## [DATASET]
┄┄┄┄┄┄┄┄┄┄┄┄┄┄┄┄┄┄┄┄

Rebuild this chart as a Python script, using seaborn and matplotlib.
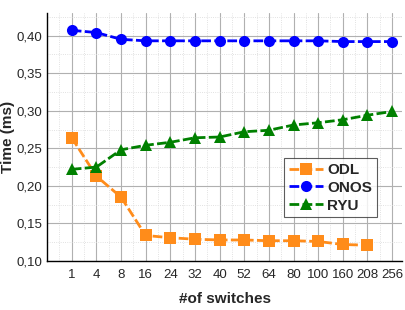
import numpy as np
import pandas as pd
import seaborn as sns
import matplotlib.pyplot as plt
from matplotlib.ticker import MultipleLocator, FuncFormatter

switches = ["1", "4", "8", "16", "24", "32", "40", "52", "64", "80", "100", "160", "208", "256"]
odl = [0.264, 0.213, 0.185, 0.134, 0.131, 0.129, 0.128, 0.128, 0.127, 0.127, 0.126, 0.122, 0.121, np.nan]
onos = [0.407, 0.404, 0.395, 0.393, 0.393, 0.393, 0.393, 0.393, 0.393, 0.393, 0.393, 0.392, 0.392, 0.392]
ryu = [0.222, 0.225, 0.248, 0.254, 0.258, 0.264, 0.265, 0.272, 0.274, 0.281, 0.284, 0.288, 0.294, 0.299]

colors = {"ODL": "#FF8C1A", "ONOS": "#0000FF", "RYU": "#008000"}
markers = {"ODL": "s", "ONOS": "o", "RYU": "^"}

df = pd.DataFrame({"switches": switches * 3,
                   "time": odl + onos + ryu,
                   "controller": ["ODL"] * 14 + ["ONOS"] * 14 + ["RYU"] * 14})

sns.set_style("white")
plt.rcParams['font.family'] = ['Liberation Sans', 'DejaVu Sans']

fig = plt.figure(figsize=(4.06, 3.10), dpi=100)
ax = fig.add_axes([0.116, 0.158, 0.874, 0.80])

sns.lineplot(data=df, x="switches", y="time", hue="controller", style="controller",
             palette=colors, markers=markers, dashes={k: (3.5, 1.2) for k in colors},
             markersize=8, markeredgewidth=0, linewidth=2, sort=False, ax=ax)

ax.set_xlim(-1, 13.4)
ax.set_ylim(0.10, 0.43)
ax.yaxis.set_major_locator(MultipleLocator(0.05))
ax.yaxis.set_minor_locator(MultipleLocator(0.025))
ax.xaxis.set_minor_locator(MultipleLocator(0.5))
ax.yaxis.set_major_formatter(FuncFormatter(lambda v, p: f"{v:.2f}".replace(".", ",")))
ax.grid(which="major", color="#b0b0b0", linewidth=0.8)
ax.grid(which="minor", color="#d8d8d8", linewidth=0.6, linestyle=":")
for s in ["top", "right"]:
    ax.spines[s].set_visible(False)
for s in ["left", "bottom"]:
    ax.spines[s].set_color("black")
    ax.spines[s].set_linewidth(1)
ax.tick_params(axis="both", which="major", direction="in", length=4, labelsize=9.5, color="black")
ax.tick_params(axis="both", which="minor", direction="in", length=2, color="black")
ax.tick_params(axis="x", pad=6)

ax.set_xlabel("#of switches", fontsize=11, fontweight="bold", labelpad=8)
ax.set_ylabel("Time (ms)", fontsize=11, fontweight="bold", labelpad=1)

leg = ax.legend(loc="upper right", bbox_to_anchor=(0.95, 0.445), frameon=True, fancybox=False,
                edgecolor="#333333", prop={"weight": "bold", "size": 11},
                handlelength=2.2, handletextpad=0.3, borderpad=0.3, labelspacing=0.25)
leg.get_frame().set_linewidth(0.8)

fig.savefig("out.png", dpi=100)
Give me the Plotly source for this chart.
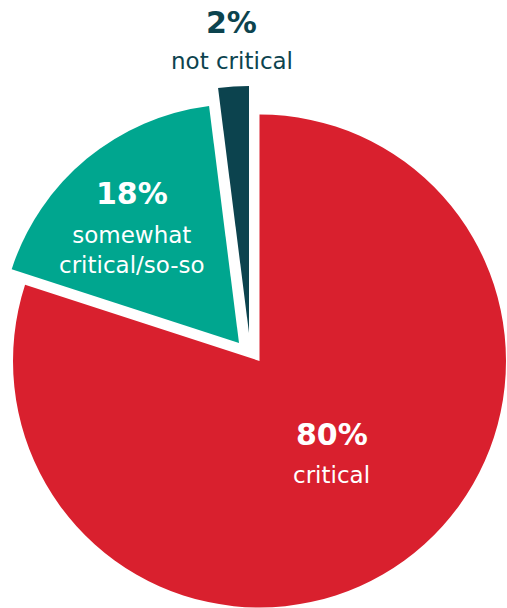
import plotly.graph_objects as go

# Survey shares
categories = ["critical", "somewhat critical/so-so", "not critical"]
shares = [80, 18, 2]
percent_labels = ["80%", "18%", "2%"]
desc_labels = ["critical", "somewhat<br>critical/so-so", "not critical"]

colors = ["#D9202E", "#00A68F", "#0C434E"]
CLEAR = "rgba(0,0,0,0)"

W, H = 507, 608


def px_box(cx, cy, r):
    """Square pie domain (paper fractions) for a pie centred at pixel (cx, cy)."""
    return dict(
        x=[(cx - r) / W, (cx + r) / W],
        y=[1 - (cy + r) / H, 1 - (cy - r) / H],
    )


# Each slice gets its own trace so it can be offset (exploded) individually
slice_boxes = [
    px_box(259.5, 361, 246.5),
    px_box(239, 343, 239),
    px_box(249, 333, 247),
]

fig = go.Figure()
for i, box in enumerate(slice_boxes):
    fig.add_trace(go.Pie(
        labels=categories,
        values=shares,
        sort=False,
        direction="clockwise",
        rotation=0,
        marker=dict(
            colors=[colors[j] if j == i else CLEAR for j in range(len(shares))],
            line=dict(width=0),
        ),
        textinfo="none",
        hoverinfo="skip",
        domain=box,
        showlegend=False,
    ))

num_font = dict(family="DejaVu Sans", size=30, weight="bold")
txt_font = dict(family="DejaVu Sans", size=23)

# label anchors in pixels: (x, y of percent, y of description)
label_pos = [
    (331.5, 434, 475, "white"),
    (131.5, 194, 250, "white"),
    (231.5, 23, 61, "#0C434E"),
]

for pct, desc, (x, yp, yd, col) in zip(percent_labels, desc_labels, label_pos):
    fig.add_annotation(x=x / W, y=1 - yp / H, xref="paper", yref="paper",
                       text=pct, showarrow=False, xanchor="center", yanchor="middle",
                       font=dict(color=col, **num_font))
    fig.add_annotation(x=x / W, y=1 - yd / H, xref="paper", yref="paper",
                       text=desc, showarrow=False, xanchor="center", yanchor="middle",
                       font=dict(color=col, **txt_font))

fig.update_layout(
    width=W, height=H,
    margin=dict(l=0, r=0, t=0, b=0),
    paper_bgcolor="white",
    plot_bgcolor="white",
    showlegend=False,
)

fig.write_html("out.html")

┄┄┄┄┄┄┄┄┄┄┄┄┄┄┄┄┄┄┄┄

## [GOAL]
Emit the lines of the material exactly, from its first line to the line containing "from matplotlib.ticker import", inclusive; leave every picture out.

## [SOLUTION BELOW]
Rebuild this chart as a Python script, using seaborn and matplotlib.
import numpy as np
import pandas as pd
import seaborn as sns
import matplotlib.pyplot as plt
from matplotlib.ticker import MultipleLocator, FuncFormatter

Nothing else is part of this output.